But what happens if we change the definition of superhuman, to activities that were never thought possible or appeared to be beyond human potential?
When Roger Bannister ran the first mile under four minutes, was he being superhuman? Maybe. I’m sure some people saw that this was coming and thought that humans would reach that speed one day, and his feat was, therefore, within the perceived realm of human ability even if above normal human capacity.
How many chess games could an AI robot play simultaneously and preserve a very high win rate? Suppose the AI machine was blindfolded and couldn’t see the boards of the games it was playing?
In 2016, Grand Master chess champion Timor Gareyev played 48 games of chess simultaneously, while blindfolded and riding an exercise bike.
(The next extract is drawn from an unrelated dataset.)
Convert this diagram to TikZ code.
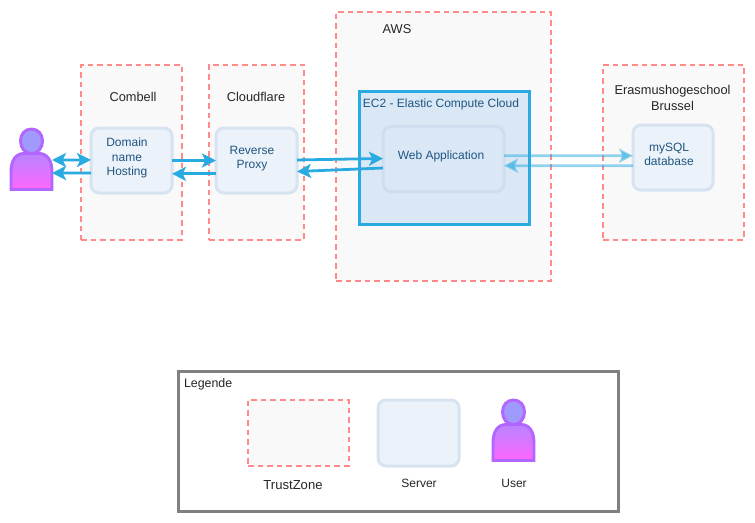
\documentclass[tikz,border=0pt]{standalone}
\usepackage{fontspec}
\setmainfont{Liberation Sans}
\usetikzlibrary{arrows.meta}
\definecolor{zoneline}{HTML}{FF8A8A}
\definecolor{zonefill}{HTML}{F9F9F9}
\definecolor{srvline}{HTML}{D7E3F0}
\definecolor{srvfill}{HTML}{EBF2FA}
\definecolor{webline}{HTML}{CFDEEE}
\definecolor{srvtext}{HTML}{1F5580}
\definecolor{ecline}{HTML}{29ABE2}
\definecolor{ecfill}{HTML}{DAE8F6}
\definecolor{usrline}{HTML}{B266FF}
\tikzset{
  every node/.style={font=\fontsize{9}{10.5}\selectfont, inner sep=0pt, outer sep=0pt, align=center},
  zone/.style={draw=zoneline, fill=zonefill, line width=1.7pt, dash pattern=on 4.2pt off 3pt},
  srv/.style={draw=srvline, fill=srvfill, line width=2.25pt, rounded corners=6pt},
  ec2/.style={draw=ecline, fill=ecfill, line width=2.25pt},
  legbox/.style={draw=black!50, fill=white, line width=2.25pt},
  lbl/.style={text=black!85, font=\fontsize{9.6}{11.8}\selectfont},
  srvlbl/.style={text=srvtext},
  link/.style={draw=ecline, line width=2.1pt, -{Stealth[length=10.5pt,width=10.5pt,inset=2.5pt]}},
  twoway/.style={draw=ecline, line width=2.1pt, {Stealth[length=10.5pt,width=10.5pt,inset=2.5pt]}-{Stealth[length=10.5pt,width=10.5pt,inset=2.5pt]}},
  faint/.style={link, opacity=0.5},
  usr/.style={draw=usrline, line width=2.2pt}
}
\definecolor{usrtop}{HTML}{B884FF}
\definecolor{usrbot}{HTML}{FF66FF}
\definecolor{usrhead}{HTML}{A09AFF}
\newcommand{\usershape}[2]{%
  \begin{scope}[shift={(#1,#2)}]
    \path[usr, top color=usrtop, bottom color=usrbot] (11,189.5) -- (11,172) .. controls (11,160) and (16,153.5) .. (24,153.5) -- (39,153.5) .. controls (47,153.5) and (52,160) .. (52,172) -- (52,189.5) -- cycle;
    \path[usr, fill=usrhead] (31.5,129) .. controls (38,129) and (42.5,134) .. (42.5,141) .. controls (42.5,148) and (38,153.5) .. (31.5,153.5) .. controls (25,153.5) and (20.5,148) .. (20.5,141) .. controls (20.5,134) and (25,129) .. (31.5,129) -- cycle;
  \end{scope}}
\begin{document}
\begin{tikzpicture}[x=0.75pt,y=-0.75pt]
\useasboundingbox (0,0) rectangle (755,522);
\fill[white] (0,0) rectangle (755,522);
% trust zones
\node[zone, minimum width=75.75pt, minimum height=131.25pt] (combell) at (131.5,152.5) {};
\node[zone, minimum width=71.25pt, minimum height=131.25pt] (cloudflare) at (256.5,152.5) {};
\node[zone, minimum width=161.25pt, minimum height=201.75pt] (aws) at (443.5,146.5) {};
\node[zone, minimum width=105.75pt, minimum height=131.25pt] (erasmus) at (673.5,152.5) {};
\node[ec2, minimum width=127.5pt, minimum height=99.75pt] (ec) at (444,158) {};
% servers
\node[srv, minimum width=60.75pt, minimum height=48.75pt] (domain) at (131.5,160.5) {};
\node[srv, minimum width=60.75pt, minimum height=48.75pt] (proxy) at (256.5,160.5) {};
\node[srv, draw=webline, fill=ecfill, minimum width=90.75pt, minimum height=48.75pt] (web) at (443.5,159) {};
\node[srv, minimum width=60pt, minimum height=48.75pt] (mysql) at (673,157.5) {};
% user
\node[minimum width=30.75pt, minimum height=46.5pt] (user) at (31.5,159) {};
\usershape{0}{0}
% labels
\node[lbl] (tcombell) at (133,97) {Combell};
\node[lbl] (tcloud) at (256,97) {Cloudflare};
\node[lbl] (taws) at (397,29) {AWS};
\node[lbl] (teras) at (672.5,98) {Erasmushogeschool\\Brussel};
\node[srvlbl] (tec) at (441,104.5) {EC2 - Elastic Compute Cloud};
\node[srvlbl, font=\fontsize{9}{10.9}\selectfont] (tdomain) at (127,158) {Domain\\name\\Hosting};
\node[srvlbl] (tproxy) at (252,158.5) {Reverse\\Proxy};
\node[srvlbl] (tweb) at (441,156) {Web Application};
\node[srvlbl] (tmysql) at (669,154.5) {mySQL\\database};
% connectors
\draw[twoway] ([yshift=-0.75pt]user.east) -- ([yshift=0.4pt]domain.west);
\draw[link] ([yshift=-9.4pt]domain.west) -- ([yshift=-10.5pt]user.east);
\draw[link] (domain.east) -- (proxy.west);
\draw[link] ([yshift=-10pt]proxy.west) -- ([yshift=-10pt]domain.east);
\draw[link] ([yshift=0.4pt]proxy.east) -- ([yshift=0.4pt]web.west);
\draw[link] ([yshift=-6.75pt]web.west) -- ([yshift=-8.25pt]proxy.east);
\draw[faint] ([yshift=2.5pt]web.east) -- ([yshift=1.35pt]mysql.west);
\draw[faint] ([yshift=-6.15pt]mysql.west) -- ([yshift=-5pt]web.east);
% legend
\node[legbox, minimum width=330pt, minimum height=105pt] (legend) at (398,441) {};
\node[lbl, font=\fontsize{9.3}{10}\selectfont, anchor=west] (tleg) at (184,384) {Legende};
\node[zone, minimum width=75.75pt, minimum height=49.5pt] (kzone) at (298.5,433) {};
\node[srv, minimum width=60.75pt, minimum height=49.5pt] (ksrv) at (418.5,433) {};
\node[minimum width=32pt, minimum height=46pt] (kuser) at (513.5,430) {};
\usershape{482}{271}
\node[lbl, font=\fontsize{9.8}{10}\selectfont] (tkzone) at (293,485) {TrustZone};
\node[lbl, font=\fontsize{9}{10}\selectfont] (tksrv) at (419,483.5) {Server};
\node[lbl, font=\fontsize{9}{10}\selectfont] (tkuser) at (514,483.5) {User};
\end{tikzpicture}
\end{document}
Over the course of nineteen hours, he won 35, drew 7 and lost 6.
What about Daniel Kish? Blinded at two years of age, he taught himself echolocation. He made clicking sounds and from the echoes he was able to determine his physical environment to the point where he could ride a bicycle without any other help. When he was later studied it was found that the visual areas of his Daniel’s brain, normally dormant in blind people, had connected with the audio areas of his brain allowing him to see sounds. He has taught his technique to hundreds of others.
What do these events tell us?
The human mind-body and brain has an unimaginable ability to adapt, evolve and reach superhuman feats. Not actions that are beyond the norm, but actions we currently would think as impossible.
The perceived limits of human potential are limits of human perception, not potential.
Major Jeff Frankart was a PT in the army base hospital in Germany during the Afghan and Iraq conflicts. With so many soldiers being admitted with neuromuscular injuries, he was asked to find better solutions than the conventional path: honorable discharge, return to isolation, opiates and potentially down the rabbit hole to suicide and self-harm.
Jeff created a series of relatively simple exercise and perhaps more importantly, a mindset of resolve, resilience and repair. The results were, well, superhuman. One Lt Colonel of an airborne division came to Jeff with a crushed spine and couldn’t walk. Three months after going through Jeff’s program he was back running, three months after that, he was back jumping out of airplanes. Others who had been wheelchair bound for years were now able to get up and walk.
I know of several unrelated people who were all given fatal prognoses. They all not only survived, but thrived. The one thing they had in common? They refused to believe in the prognosis. One of these people was Barbara O’Donnell. Having contracted the H1N1virus in 2009 she was admitted to hospital with heart and kidney failure. She was in desperate need of a heart transplant as her heart was operating at 10% of normal function. She was put in a coma. After waking up from the coma two weeks later, she recalled some dreams she had while comatose.
In one dream she was told by an angel that she would see through different eyes and her heart would be healed. When she woke up she did indeed see through different eyes because she had suffered a stroke that affected her vision. Her cardiologist wanted to immediately rush her to get cardiac imaging as he was sure she was on the verge of death and was understandably dismissive when Barb told him about the angel’s message.With the imaging complete, the cardiologist returned to Barbara with a bemused look on his face.
“In my forty years as a doctor, I have never see anything like this. You heart is indeed healed. In fact, it is the heart of a twenty-year-old, one which would be implanted into someone in need.”
You can hear some of these stories on my UK Health radio Show The Miracle Within You.
So do not underestimate the power that resides within humans. We have only just scratched the surface of what the mind-body can do. And AI will not replace that intelligence but complement it, and help us maximize our powers.
This is mind-blowing for healthcare and wellbeing. Seemingly miraculous recoveries might be the norm and not so superhuman in the future. After all, a four-minute mile isn’t superhuman any more. A combination of AI and human intelligence will eventually be able to identify and facilitate the matrix of critical inter-cell communications that can fix a damaged heart and a crushed spine.
The most intelligent form on the planet might just be the human mind-body, brain and consciousness.
However, the most superhuman ability of all might just be accurately predicting the future.